Comment by antihero

Comment by antihero 5 days ago

20 replies

This is why you have refresh tokens - your actual token expires regularly, but the client has a token that allows you to get a new one. Revoking is a case of not allowing them to get a new one.

ars 5 days ago

You only have to do that if you must validate a token, without having access to session data.

I doubt most systems are like that, you can just use what you call "your actual token" and check if the session is still valid. Adding a second token is rarely needed unless you have disconnected systems that can't see session data.

  • fastball 4 days ago

    Not having to start all my API handlers with a call to the DB to check token validity significantly improves speed for endpoints that don't need the SQL db for anything else, and reduces the load on my SQL db at the same time.

    • ars 4 days ago

      Does it actually improve speed though? The DB check is simply "does this key exist", it can be done in a memory database, it doesn't have to be the same DB as the rest of your data.

      Validating a token requires running encryption level algorithms to check the signing signature, and those are not fast.

      • fastball 8 hours ago

        It definitely improves speed. Crypto algos are slow, but they are not slower than a TCP roundtrip. Even a memory database is not generally running on the same machine, so there is still a round-trip cost vs a JWT. Also, although it doesn't need to be the same DB, it adds more complexity to store such a key in a different DB than your actual user data (where the original auth logic is coming from).

    • RadiozRadioz 3 days ago

      Then don't hit the SQL DB directly, cache the tokens in memory. Be it Redis or just in your app. Invalidate the cache on token expiry (Redis has TTL built in).

      UserID -> token is a tiny amount of data.

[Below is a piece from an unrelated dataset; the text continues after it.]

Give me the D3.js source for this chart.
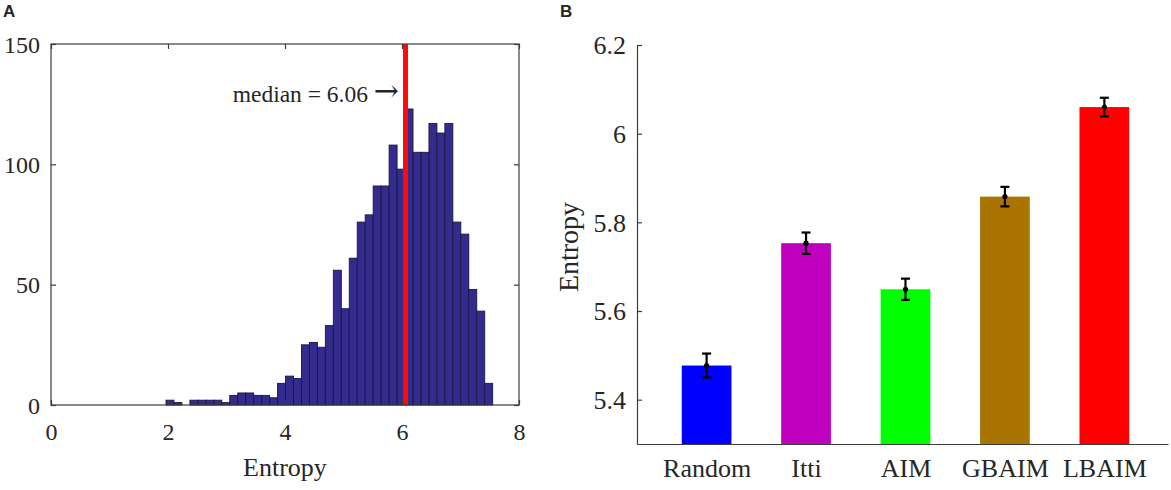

      • fastball 7 hours ago

        And now I need to invalidate the cache if the key is invalidated. Also this cache cannot be updated/invalidated atomically, like I can if I'm just storing a refresh key in the SQL db. Caching in Redis is more complex and more prone to error than access/refresh token systems.

d4mi3n 5 days ago

This is an implementation detail in my opinion. There are cases where having the capability to force a refresh is desired. There are also cases where you want to be able to lock out a specific session/user/device. YMMV, do what makes sense for your business/context/threat model.

  • SOLAR_FIELDS 5 days ago

    It is, but its an architectural decision that forces expiry by default. So you should probably even have both. AWS runs 12 hour session tokens, but you can still revoke those to address a compromise in that 12 hour gap. The nice thing that forced expiry does is you just get token revocation For Free by virtue of not allowing renewal

kevincox 4 days ago

This is really just an optimization. It means that you don't need to do an expiry check on the regular token, only on the refresh token. It doesn't change the fact that you should be able to revoke a session before it naturally expires.

  • catlifeonmars 4 days ago

    Having a short session expiry is a workaround for not being able to revoke a token in real time. This is really the fault of stateless auth protocols (like OAuth) which do offline authentication by design. This allows authentication to scale in federated identity contexts.

    • apitman 4 days ago

      OAuth2 is not inherently stateless.

      • catlifeonmars 4 days ago

        Good call. I said OAuth but what I meant was OIDC and specifically JWT. OAuth (not OIDC) implementations MAY use opaque access tokens that require server side state to validate.

  • antihero 4 days ago

    Yeah but depending on how you set it up, you could have a very short expiry. If your auth system is as simple as: Verify refresh token -> Check a fast datastore to see if revoked -> Generate new auth token, this is very easy to scale and and you could have millions of users refreshing with high regularity (<10s) at low cost, without impacting on your actual services (who can verify the auth token offline).

    Say you had 1,000,000 users, and they checked every ten seconds, that's 100,000 requests per-second. If you have 1,000,000 users and can't afford to run a redis/api that can handle an O(1) lookup with decode/sign that can handle that level of traffic, you have operational issues ;)

    It's all a tradeoff. Yes, it means some user may have a valid token for ten more seconds than they should, but this should be factored into how you manage risk and trust in your org.

kevin_thibedeau 5 days ago

That's a great way to interfere with local work when the network goes down.

  • freedomben 5 days ago

    If you've built a local app that has to authenticate you against a remote web service even when offline, and all the actual work is being done locally, you have much bigger design issues than authn IMHO

  • rafaelmn 5 days ago

    Access tokens are used for network calls so if the network is down nothing works anyway ?

    • dylan604 5 days ago

      You mean the power going out is related to why my computer will not respond and the screen went blank? That's strange

      • bravesoul2 4 days ago

        Sounds like you want local-first offline-first apps? Me too.